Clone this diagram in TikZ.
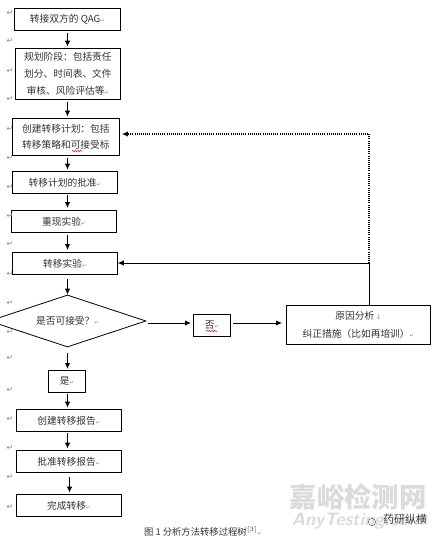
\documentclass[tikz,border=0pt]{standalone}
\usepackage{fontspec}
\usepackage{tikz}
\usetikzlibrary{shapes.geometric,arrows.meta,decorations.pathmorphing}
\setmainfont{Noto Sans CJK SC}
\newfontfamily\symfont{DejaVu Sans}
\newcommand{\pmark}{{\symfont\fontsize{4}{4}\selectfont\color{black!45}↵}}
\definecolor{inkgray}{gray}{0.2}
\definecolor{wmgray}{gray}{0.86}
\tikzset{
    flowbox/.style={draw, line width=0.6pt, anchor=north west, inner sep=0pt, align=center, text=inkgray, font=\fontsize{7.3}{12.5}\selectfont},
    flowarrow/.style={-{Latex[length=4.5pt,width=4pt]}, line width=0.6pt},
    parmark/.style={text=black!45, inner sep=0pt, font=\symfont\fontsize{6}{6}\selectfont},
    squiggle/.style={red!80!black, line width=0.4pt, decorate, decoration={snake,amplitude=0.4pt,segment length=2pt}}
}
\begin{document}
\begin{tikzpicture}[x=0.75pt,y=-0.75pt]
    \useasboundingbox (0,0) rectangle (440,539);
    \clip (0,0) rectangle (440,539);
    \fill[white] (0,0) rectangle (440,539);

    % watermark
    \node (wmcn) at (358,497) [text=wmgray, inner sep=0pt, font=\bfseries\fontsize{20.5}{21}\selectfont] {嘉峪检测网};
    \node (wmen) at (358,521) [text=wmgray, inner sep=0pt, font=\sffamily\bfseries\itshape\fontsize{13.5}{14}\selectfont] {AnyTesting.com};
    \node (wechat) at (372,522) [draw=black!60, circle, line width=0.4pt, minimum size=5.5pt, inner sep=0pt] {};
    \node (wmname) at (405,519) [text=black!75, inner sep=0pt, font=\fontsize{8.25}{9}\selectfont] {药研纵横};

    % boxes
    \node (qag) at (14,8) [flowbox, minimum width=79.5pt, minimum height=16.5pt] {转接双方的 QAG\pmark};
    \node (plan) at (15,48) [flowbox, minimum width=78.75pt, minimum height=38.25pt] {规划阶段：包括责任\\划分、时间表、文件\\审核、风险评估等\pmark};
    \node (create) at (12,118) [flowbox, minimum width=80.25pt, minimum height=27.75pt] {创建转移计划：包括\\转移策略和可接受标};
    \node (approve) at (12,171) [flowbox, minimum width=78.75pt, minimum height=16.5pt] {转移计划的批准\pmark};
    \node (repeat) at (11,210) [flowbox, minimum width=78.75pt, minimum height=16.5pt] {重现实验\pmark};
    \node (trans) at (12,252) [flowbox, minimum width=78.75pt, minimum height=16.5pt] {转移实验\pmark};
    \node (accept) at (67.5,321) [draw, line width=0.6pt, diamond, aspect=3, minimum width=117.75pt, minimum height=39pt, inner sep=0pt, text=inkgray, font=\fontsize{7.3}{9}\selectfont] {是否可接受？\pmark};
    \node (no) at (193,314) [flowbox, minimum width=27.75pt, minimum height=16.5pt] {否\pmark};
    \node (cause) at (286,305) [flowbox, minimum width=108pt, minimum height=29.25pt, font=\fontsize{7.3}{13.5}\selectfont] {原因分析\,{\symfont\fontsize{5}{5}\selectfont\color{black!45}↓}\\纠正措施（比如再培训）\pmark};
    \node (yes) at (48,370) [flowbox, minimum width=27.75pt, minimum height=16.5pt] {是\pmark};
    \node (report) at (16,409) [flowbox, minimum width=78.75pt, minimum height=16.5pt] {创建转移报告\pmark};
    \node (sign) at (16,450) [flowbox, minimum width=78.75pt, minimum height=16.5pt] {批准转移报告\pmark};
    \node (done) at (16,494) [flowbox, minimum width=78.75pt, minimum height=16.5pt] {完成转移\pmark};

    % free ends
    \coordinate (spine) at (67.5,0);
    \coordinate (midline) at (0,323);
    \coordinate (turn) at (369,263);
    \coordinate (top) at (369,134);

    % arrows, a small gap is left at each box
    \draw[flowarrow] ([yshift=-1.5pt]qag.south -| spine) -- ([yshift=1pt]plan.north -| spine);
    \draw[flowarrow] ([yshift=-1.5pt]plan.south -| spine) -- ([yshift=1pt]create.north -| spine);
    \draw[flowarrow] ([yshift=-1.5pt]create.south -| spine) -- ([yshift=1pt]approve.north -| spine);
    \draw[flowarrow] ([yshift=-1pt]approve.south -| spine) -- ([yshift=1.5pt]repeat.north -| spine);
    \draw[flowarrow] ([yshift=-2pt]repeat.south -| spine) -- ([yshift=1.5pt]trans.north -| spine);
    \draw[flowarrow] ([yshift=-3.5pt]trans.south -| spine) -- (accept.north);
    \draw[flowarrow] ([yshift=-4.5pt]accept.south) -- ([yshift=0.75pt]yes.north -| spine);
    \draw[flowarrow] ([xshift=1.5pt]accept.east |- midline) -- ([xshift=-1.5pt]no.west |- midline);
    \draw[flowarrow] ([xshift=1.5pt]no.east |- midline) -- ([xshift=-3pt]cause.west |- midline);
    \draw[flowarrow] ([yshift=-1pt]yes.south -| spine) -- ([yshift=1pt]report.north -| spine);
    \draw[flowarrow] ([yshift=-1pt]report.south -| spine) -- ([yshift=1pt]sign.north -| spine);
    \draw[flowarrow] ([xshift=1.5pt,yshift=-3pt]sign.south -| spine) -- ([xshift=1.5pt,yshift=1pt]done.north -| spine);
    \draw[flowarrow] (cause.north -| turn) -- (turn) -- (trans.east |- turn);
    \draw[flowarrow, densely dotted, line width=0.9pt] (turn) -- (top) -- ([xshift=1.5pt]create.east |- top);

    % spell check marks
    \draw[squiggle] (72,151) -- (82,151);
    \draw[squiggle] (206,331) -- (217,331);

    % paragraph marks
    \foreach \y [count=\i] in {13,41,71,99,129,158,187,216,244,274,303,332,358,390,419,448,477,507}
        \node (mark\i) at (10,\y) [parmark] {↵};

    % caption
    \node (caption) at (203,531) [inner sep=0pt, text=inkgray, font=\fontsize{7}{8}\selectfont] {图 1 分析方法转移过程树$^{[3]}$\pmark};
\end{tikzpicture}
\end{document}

_WHAT IS BEING ASKED:_
Begin at the first line of the data above and repeat each line exactly, stopping after the line containing "(wmname) at (405,519)". Omit the pictures.

_THE RESPONSE:_
Clone this diagram in TikZ.
\documentclass[tikz,border=0pt]{standalone}
\usepackage{fontspec}
\usepackage{tikz}
\usetikzlibrary{shapes.geometric,arrows.meta,decorations.pathmorphing}
\setmainfont{Noto Sans CJK SC}
\newfontfamily\symfont{DejaVu Sans}
\newcommand{\pmark}{{\symfont\fontsize{4}{4}\selectfont\color{black!45}↵}}
\definecolor{inkgray}{gray}{0.2}
\definecolor{wmgray}{gray}{0.86}
\tikzset{
    flowbox/.style={draw, line width=0.6pt, anchor=north west, inner sep=0pt, align=center, text=inkgray, font=\fontsize{7.3}{12.5}\selectfont},
    flowarrow/.style={-{Latex[length=4.5pt,width=4pt]}, line width=0.6pt},
    parmark/.style={text=black!45, inner sep=0pt, font=\symfont\fontsize{6}{6}\selectfont},
    squiggle/.style={red!80!black, line width=0.4pt, decorate, decoration={snake,amplitude=0.4pt,segment length=2pt}}
}
\begin{document}
\begin{tikzpicture}[x=0.75pt,y=-0.75pt]
    \useasboundingbox (0,0) rectangle (440,539);
    \clip (0,0) rectangle (440,539);
    \fill[white] (0,0) rectangle (440,539);

    % watermark
    \node (wmcn) at (358,497) [text=wmgray, inner sep=0pt, font=\bfseries\fontsize{20.5}{21}\selectfont] {嘉峪检测网};
    \node (wmen) at (358,521) [text=wmgray, inner sep=0pt, font=\sffamily\bfseries\itshape\fontsize{13.5}{14}\selectfont] {AnyTesting.com};
    \node (wechat) at (372,522) [draw=black!60, circle, line width=0.4pt, minimum size=5.5pt, inner sep=0pt] {};
    \node (wmname) at (405,519) [text=black!75, inner sep=0pt, font=\fontsize{8.25}{9}\selectfont] {药研纵横};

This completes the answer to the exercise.